- EXERCISE PROMPT: Say the number of lines containing the string "diagram", and say nothing else.

- INFORMATION SUPPLIED:

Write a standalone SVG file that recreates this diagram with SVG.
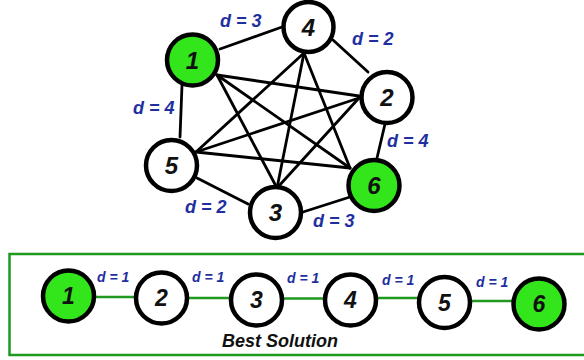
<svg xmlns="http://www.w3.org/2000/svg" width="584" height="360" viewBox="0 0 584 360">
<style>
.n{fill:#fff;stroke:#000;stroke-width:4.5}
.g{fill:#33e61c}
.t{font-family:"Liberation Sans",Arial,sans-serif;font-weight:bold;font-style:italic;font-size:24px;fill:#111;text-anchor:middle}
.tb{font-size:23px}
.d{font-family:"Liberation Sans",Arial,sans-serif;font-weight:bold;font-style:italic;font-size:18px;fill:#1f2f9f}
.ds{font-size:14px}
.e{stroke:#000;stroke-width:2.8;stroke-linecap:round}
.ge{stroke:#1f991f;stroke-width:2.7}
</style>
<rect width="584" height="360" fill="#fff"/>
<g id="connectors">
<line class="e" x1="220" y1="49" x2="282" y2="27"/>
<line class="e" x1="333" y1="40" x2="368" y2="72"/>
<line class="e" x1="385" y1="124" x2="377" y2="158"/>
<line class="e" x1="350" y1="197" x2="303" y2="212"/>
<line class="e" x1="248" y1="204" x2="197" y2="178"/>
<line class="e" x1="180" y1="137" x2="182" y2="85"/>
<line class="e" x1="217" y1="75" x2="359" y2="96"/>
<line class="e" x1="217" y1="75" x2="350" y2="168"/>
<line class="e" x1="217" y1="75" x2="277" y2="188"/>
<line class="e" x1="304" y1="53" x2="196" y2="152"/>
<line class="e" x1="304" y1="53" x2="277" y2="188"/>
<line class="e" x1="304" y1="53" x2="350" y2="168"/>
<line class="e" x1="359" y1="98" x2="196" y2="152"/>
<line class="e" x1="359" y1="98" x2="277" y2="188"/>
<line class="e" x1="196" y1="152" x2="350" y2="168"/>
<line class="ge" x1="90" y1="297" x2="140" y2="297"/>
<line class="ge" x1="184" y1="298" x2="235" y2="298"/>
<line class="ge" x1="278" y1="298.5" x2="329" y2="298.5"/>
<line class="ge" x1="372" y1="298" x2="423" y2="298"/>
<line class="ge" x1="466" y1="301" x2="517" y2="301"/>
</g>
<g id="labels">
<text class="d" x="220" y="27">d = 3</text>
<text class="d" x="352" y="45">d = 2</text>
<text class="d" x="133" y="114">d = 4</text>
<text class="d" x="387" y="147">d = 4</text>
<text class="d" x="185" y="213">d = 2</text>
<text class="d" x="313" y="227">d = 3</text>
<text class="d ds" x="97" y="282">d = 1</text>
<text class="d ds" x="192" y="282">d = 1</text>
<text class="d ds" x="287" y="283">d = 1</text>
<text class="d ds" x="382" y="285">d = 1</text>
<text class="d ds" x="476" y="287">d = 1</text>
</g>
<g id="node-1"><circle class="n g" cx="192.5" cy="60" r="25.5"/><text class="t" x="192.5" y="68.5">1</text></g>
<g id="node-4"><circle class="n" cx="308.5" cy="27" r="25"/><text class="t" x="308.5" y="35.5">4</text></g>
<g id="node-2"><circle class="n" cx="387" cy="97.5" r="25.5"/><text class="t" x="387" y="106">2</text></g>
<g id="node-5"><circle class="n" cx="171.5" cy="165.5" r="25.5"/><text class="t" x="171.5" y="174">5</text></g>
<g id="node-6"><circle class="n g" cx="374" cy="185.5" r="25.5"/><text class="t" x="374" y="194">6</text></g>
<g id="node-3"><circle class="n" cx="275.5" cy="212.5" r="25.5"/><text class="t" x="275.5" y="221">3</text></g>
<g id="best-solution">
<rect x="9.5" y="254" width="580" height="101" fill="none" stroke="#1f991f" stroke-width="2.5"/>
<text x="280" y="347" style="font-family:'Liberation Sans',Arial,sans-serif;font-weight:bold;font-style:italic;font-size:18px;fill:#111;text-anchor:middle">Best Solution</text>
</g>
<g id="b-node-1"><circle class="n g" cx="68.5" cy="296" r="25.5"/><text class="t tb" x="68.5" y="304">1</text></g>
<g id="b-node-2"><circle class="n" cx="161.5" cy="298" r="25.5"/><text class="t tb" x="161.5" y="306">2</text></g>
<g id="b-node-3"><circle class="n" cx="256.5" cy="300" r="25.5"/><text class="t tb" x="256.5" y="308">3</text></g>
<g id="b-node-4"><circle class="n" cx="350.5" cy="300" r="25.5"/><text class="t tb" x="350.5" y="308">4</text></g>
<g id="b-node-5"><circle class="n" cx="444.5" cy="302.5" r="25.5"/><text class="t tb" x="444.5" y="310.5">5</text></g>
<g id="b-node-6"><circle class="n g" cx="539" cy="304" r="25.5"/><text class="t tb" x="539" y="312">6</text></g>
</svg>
...
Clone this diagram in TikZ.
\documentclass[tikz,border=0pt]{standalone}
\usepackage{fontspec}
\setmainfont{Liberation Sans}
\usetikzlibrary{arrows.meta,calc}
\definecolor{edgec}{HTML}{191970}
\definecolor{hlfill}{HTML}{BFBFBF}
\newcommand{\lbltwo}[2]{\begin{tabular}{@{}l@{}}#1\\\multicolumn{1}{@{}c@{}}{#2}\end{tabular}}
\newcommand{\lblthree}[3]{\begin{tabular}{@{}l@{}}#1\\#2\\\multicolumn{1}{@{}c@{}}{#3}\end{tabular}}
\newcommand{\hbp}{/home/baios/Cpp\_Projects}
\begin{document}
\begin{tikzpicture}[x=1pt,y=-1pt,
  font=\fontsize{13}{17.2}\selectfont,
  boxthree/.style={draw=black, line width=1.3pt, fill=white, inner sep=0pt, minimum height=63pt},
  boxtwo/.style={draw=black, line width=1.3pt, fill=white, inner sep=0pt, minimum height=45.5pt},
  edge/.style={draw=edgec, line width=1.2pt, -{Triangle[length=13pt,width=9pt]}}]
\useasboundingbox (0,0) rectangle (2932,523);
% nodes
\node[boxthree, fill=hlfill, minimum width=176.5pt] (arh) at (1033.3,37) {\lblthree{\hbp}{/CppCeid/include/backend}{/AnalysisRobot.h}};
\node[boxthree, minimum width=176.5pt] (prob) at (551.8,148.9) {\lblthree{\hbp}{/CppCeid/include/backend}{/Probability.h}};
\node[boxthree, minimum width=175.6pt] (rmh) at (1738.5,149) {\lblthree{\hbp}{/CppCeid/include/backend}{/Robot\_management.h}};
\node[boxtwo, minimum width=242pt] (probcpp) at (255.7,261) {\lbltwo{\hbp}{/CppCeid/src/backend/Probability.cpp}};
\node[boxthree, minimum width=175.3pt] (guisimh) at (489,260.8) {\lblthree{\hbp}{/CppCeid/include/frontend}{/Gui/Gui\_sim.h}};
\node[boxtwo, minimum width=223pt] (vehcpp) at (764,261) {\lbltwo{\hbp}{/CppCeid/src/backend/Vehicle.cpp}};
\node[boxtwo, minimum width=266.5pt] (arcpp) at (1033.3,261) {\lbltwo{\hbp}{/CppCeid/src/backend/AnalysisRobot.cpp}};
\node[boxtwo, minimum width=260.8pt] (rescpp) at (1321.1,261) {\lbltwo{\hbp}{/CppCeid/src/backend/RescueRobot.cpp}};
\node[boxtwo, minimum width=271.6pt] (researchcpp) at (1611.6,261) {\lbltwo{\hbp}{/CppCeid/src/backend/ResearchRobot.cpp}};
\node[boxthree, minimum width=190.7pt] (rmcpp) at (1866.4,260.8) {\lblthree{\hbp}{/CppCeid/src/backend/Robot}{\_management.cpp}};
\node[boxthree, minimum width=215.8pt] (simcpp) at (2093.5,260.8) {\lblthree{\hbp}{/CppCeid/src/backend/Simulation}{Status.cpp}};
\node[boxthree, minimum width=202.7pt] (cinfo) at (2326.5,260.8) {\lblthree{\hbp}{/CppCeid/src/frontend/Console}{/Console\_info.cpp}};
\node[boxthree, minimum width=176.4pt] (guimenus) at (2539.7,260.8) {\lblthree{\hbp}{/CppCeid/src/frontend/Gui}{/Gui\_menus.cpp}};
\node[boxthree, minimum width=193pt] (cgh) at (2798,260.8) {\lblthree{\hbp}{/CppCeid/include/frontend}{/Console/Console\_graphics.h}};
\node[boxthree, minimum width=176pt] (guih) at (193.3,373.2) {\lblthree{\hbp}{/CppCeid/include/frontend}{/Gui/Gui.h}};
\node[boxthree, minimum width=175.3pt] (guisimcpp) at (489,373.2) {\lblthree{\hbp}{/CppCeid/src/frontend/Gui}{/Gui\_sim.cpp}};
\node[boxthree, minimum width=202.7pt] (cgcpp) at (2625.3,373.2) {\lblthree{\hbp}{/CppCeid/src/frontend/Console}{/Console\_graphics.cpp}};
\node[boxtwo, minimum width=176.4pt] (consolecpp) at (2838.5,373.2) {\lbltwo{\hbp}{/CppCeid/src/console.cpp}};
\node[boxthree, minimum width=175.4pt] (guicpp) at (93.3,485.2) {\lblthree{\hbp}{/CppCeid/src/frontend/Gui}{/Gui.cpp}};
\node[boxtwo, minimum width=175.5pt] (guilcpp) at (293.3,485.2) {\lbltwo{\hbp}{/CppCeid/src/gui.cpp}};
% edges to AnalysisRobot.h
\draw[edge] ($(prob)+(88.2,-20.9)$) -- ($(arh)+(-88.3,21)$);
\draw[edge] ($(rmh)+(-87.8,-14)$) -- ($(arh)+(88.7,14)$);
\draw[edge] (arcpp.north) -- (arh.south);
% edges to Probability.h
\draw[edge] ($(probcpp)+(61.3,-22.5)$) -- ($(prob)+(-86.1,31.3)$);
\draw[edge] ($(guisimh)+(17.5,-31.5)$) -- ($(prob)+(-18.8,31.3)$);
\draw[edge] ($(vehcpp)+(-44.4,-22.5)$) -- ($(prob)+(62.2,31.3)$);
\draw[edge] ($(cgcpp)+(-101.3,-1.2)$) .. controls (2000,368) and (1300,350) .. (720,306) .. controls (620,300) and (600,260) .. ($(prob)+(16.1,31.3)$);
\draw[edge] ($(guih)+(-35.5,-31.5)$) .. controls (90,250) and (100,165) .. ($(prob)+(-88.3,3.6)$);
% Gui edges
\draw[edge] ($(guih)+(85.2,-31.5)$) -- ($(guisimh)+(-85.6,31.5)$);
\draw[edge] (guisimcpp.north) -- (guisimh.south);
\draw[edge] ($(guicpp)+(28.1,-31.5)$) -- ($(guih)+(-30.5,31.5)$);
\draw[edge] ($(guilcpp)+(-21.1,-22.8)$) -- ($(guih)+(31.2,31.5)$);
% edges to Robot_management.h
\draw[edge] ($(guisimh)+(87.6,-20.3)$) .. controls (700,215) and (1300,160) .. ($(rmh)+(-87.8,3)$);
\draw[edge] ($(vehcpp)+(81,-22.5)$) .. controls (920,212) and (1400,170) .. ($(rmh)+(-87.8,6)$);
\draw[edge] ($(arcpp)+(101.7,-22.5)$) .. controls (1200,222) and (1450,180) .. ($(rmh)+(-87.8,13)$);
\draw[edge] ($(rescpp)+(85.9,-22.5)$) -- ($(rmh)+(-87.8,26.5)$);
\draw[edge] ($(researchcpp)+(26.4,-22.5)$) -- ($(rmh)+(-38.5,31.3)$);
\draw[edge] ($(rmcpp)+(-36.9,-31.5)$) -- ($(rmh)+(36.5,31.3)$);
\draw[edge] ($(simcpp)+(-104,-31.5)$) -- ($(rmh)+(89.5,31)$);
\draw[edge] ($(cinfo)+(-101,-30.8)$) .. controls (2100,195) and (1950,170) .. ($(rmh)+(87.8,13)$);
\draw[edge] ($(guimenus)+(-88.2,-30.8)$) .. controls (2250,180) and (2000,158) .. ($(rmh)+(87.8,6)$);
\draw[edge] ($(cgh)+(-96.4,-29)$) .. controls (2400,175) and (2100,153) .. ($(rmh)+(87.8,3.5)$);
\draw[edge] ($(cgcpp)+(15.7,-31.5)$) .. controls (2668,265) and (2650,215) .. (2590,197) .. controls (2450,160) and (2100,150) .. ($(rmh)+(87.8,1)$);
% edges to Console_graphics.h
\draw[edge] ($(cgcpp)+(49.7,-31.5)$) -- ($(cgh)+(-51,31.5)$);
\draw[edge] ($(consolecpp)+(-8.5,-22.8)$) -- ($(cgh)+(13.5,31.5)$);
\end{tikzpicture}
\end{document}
---
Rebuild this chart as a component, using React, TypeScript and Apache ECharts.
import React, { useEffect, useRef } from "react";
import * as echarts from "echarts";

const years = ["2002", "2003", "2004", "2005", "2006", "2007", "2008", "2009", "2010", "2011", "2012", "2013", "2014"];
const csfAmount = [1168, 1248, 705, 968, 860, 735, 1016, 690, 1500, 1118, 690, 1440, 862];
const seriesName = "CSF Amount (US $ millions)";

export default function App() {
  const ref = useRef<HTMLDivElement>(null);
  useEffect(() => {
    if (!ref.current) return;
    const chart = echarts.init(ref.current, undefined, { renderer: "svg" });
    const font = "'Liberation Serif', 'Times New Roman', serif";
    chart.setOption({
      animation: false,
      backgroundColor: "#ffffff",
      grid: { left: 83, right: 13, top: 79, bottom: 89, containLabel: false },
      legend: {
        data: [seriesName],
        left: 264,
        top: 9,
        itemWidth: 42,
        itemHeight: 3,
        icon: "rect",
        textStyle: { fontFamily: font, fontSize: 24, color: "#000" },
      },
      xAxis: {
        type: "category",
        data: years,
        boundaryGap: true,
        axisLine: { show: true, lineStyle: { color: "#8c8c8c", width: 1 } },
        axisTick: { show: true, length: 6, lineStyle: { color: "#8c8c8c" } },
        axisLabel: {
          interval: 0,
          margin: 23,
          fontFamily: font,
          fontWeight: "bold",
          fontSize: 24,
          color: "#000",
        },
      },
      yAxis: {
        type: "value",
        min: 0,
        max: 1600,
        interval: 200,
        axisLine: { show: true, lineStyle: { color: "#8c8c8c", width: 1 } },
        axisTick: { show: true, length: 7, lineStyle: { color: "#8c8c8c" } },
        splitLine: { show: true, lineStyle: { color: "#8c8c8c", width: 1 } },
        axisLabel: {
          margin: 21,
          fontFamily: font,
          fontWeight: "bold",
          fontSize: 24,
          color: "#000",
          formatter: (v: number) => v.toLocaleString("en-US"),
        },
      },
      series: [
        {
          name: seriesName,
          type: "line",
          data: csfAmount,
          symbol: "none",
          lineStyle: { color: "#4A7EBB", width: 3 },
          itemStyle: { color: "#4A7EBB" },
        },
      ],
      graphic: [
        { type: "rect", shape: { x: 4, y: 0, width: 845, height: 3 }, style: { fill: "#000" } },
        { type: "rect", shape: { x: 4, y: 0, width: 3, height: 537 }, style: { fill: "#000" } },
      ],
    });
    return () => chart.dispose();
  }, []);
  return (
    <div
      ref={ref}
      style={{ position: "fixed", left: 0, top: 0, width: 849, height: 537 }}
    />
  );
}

- CORRECT RESULT: 2